Doing a small amount of work in Livelink-speak usually means dealing with only a few hundred objects (at worst) for each container ... a folder with 100 files is already something difficult for many users to adequately sort through, a folder with 1000 files is really difficult to manage from a UI perspective and has a very serious performance draw on a Livelink server.

Static Page Caching

Of course the best way to serve fast pages is to have the informaiton ready for use before it is requried. Most web servers have special, fast code paths to deliver static pages of content, whether that is images, video, or indeed even raw HTML. Thus, to provide the ultimate in fast experience the best thing to do is to create the web page view you want your user to see before they ask for it and then when they do ask, provide the static page(s).

If not done correctly, caching can have a serious security concern as few caches are aware of the security of the content within the cache ... it is best to treat such data as public (or, depending on how things are setup, at least 'public' in terms of the total population capable of accessing your site). I won't say more than that here, but I will say more in another post (in another forum) and will try to remember to cross link them.

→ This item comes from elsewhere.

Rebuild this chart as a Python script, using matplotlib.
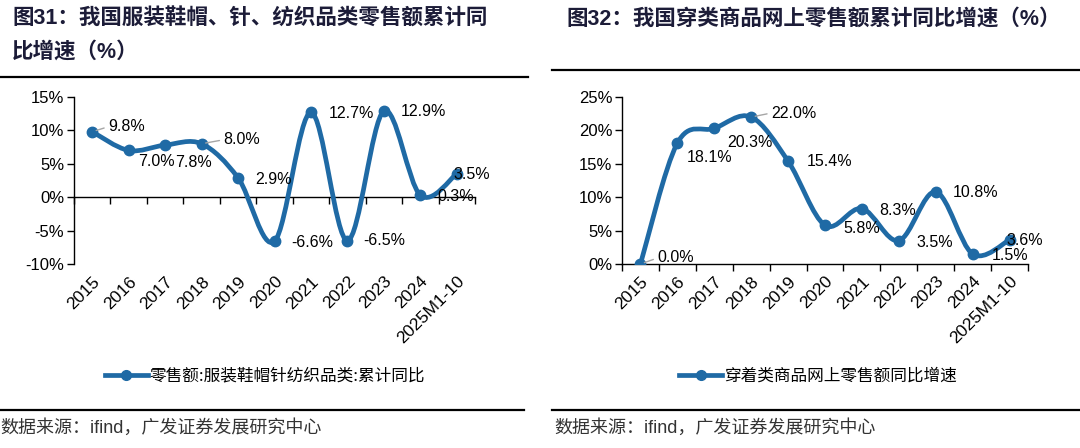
import numpy as np
import matplotlib
matplotlib.use("Agg")
import matplotlib.pyplot as plt
from matplotlib.path import Path
from matplotlib.patches import PathPatch
from matplotlib.lines import Line2D

plt.rcParams['font.family'] = ['Liberation Sans', 'Noto Sans CJK SC']

# ==== Données ====
categories = ['2015', '2016', '2017', '2018', '2019', '2020', '2021',
              '2022', '2023', '2024', '2025M1-10']
apparel_retail = [9.8, 7.0, 7.8, 8.0, 2.9, -6.6, 12.7, -6.5, 12.9, 0.3, 3.5]
online_apparel = [0.0, 18.1, 20.3, 22.0, 15.4, 5.8, 8.3, 3.5, 10.8, 1.5, 3.6]

left_title = ['图31：我国服装鞋帽、针、纺织品类零售额累计同', '比增速（%）']
right_title = '图32：我国穿类商品网上零售额累计同比增速（%）'
left_legend = '零售额:服装鞋帽针纺织品类:累计同比'
right_legend = '穿着类商品网上零售额同比增速'
source = '数据来源：ifind，广发证券发展研究中心'

# ==== Style ====
blue = '#1f6aa5'
grey = '#a6a6a6'
W, H = 1080, 448

# décalages des étiquettes (pixels) et lignes de rappel
left_offsets = [(16, 5), (9, -11), (10, -17), (22, 4), (17, -2), (17, -1),
                (18, -1), (16, 0), (17, 0), (17, -1), (-3, -1)]
left_leaders = [0, 3]
right_offsets = [(17, 6), (9, -14), (13, -14), (20, 4), (19, 0), (18, -3),
                 (17, -2), (18, -2), (17, -1), (19, -2), (-3, -1)]
right_leaders = [0, 3]


def smooth_path(x, y):
    # lissage type Excel (Catmull-Rom -> Bézier)
    pts = np.column_stack([x, y]).astype(float)
    n = len(pts)
    verts = [pts[0]]
    codes = [Path.MOVETO]
    for i in range(n - 1):
        p0 = pts[i - 1] if i > 0 else pts[i]
        p3 = pts[i + 2] if i + 2 < n else pts[i + 1]
        verts += [pts[i] + (pts[i + 1] - p0) / 6,
                  pts[i + 1] - (p3 - pts[i]) / 6,
                  pts[i + 1]]
        codes += [Path.CURVE4] * 3
    return Path(verts, codes)


def draw_panel(ax, values, ylim, yticks, offsets, leaders, zero_frac):
    x = np.arange(len(values))
    ax.add_patch(PathPatch(smooth_path(x, values), fill=False, color=blue,
                           lw=3.4, capstyle='round', joinstyle='round', zorder=3))
    ax.plot(x, values, 'o', color=blue, ms=7.5, zorder=4)
    ax.set_xlim(-0.5, len(values) - 0.5)
    ax.set_ylim(*ylim)
    ax.set_yticks(yticks)
    ax.set_yticklabels([f'{v:g}%' for v in yticks])
    ax.tick_params(axis='y', length=5, width=1, labelsize=12, pad=2, colors='black')
    for s in ['top', 'right', 'bottom']:
        ax.spines[s].set_visible(False)
    ax.spines['left'].set_linewidth(1)

    ax.set_xticks(x)
    ax.set_xticklabels(categories, rotation=45, ha='right',
                       rotation_mode='anchor', fontsize=12.5)
    ax.tick_params(axis='x', length=0, pad=7)

    # axe horizontal au niveau 0 avec graduations entre catégories
    sec = ax.secondary_xaxis(zero_frac)
    sec.set_xticks(np.arange(-0.5, len(values)))
    sec.set_xticklabels([])
    sec.tick_params(length=5, width=1)
    sec.spines['bottom'].set_linewidth(1)

    for i, v in enumerate(values):
        kw = {}
        if i in leaders:
            kw['arrowprops'] = dict(arrowstyle='-', color=grey, lw=1,
                                    shrinkA=1, shrinkB=3, relpos=(0, 0.5))
        ax.annotate(f'{v:.1f}%', (x[i], v), xytext=offsets[i],
                    textcoords='offset pixels', ha='left', va='center',
                    fontsize=11.5, zorder=5, **kw)


fig = plt.figure(figsize=(W / 100, H / 100), dpi=100)

ax1 = fig.add_axes([74 / W, 1 - 264 / H, 401 / W, 167 / H])
draw_panel(ax1, apparel_retail, (-10, 15), [-10, -5, 0, 5, 10, 15],
           left_offsets, left_leaders, 0.4)

ax2 = fig.add_axes([622 / W, 1 - 264 / H, 406 / W, 167 / H])
draw_panel(ax2, online_apparel, (0, 25), [0, 5, 10, 15, 20, 25],
           right_offsets, right_leaders, 0.0)

# titres
title_color = '#1c1c38'
fig.text(12 / W, 1 - 19 / H, left_title[0], fontsize=15.5, fontweight='bold',
         color=title_color, va='center')
fig.text(12 / W, 1 - 52 / H, left_title[1], fontsize=15.5, fontweight='bold',
         color=title_color, va='center')
fig.text(566 / W, 1 - 19 / H, right_title, fontsize=15.5, fontweight='bold',
         color=title_color, va='center')

# lignes de séparation
for x0, x1, y in [(0, 528, 77), (552, 1080, 70), (0, 524, 410), (552, 1080, 410)]:
    fig.add_artist(Line2D([x0 / W, x1 / W], [1 - y / H, 1 - y / H],
                          color='black', lw=1.6))

# légendes
for label, cx in [(left_legend, 265), (right_legend, 818)]:
    h = Line2D([], [], color=blue, lw=3.4, marker='o', ms=7)
    fig.legend([h], [label], loc='center', bbox_to_anchor=(cx / W, 1 - 376 / H),
               frameon=False, handlelength=2.6, handletextpad=0.1,
               prop={'family': 'Noto Sans CJK SC', 'size': 12})

# sources
fig.text(0, 1 - 428 / H, source, fontsize=13, color='#333333', va='center')
fig.text(554 / W, 1 - 428 / H, source, fontsize=13, color='#333333', va='center')

fig.savefig('out.png', dpi=100)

Such static caching is quite difficult for most Livelink Enterprise Server / Content Server implementations as the view of any particular folder, project or other container can (and often is) different for each user such that caching of such dynamic content isn't often practical. For this you should use WCM software like Red Dot's or Gauss' and a notion of "publishing" (there are some web publishing modules available for Livelink but if you can afford Livelink you probably have a need for a dedicated but integrated WCM platform rather than a smaller one-off solution.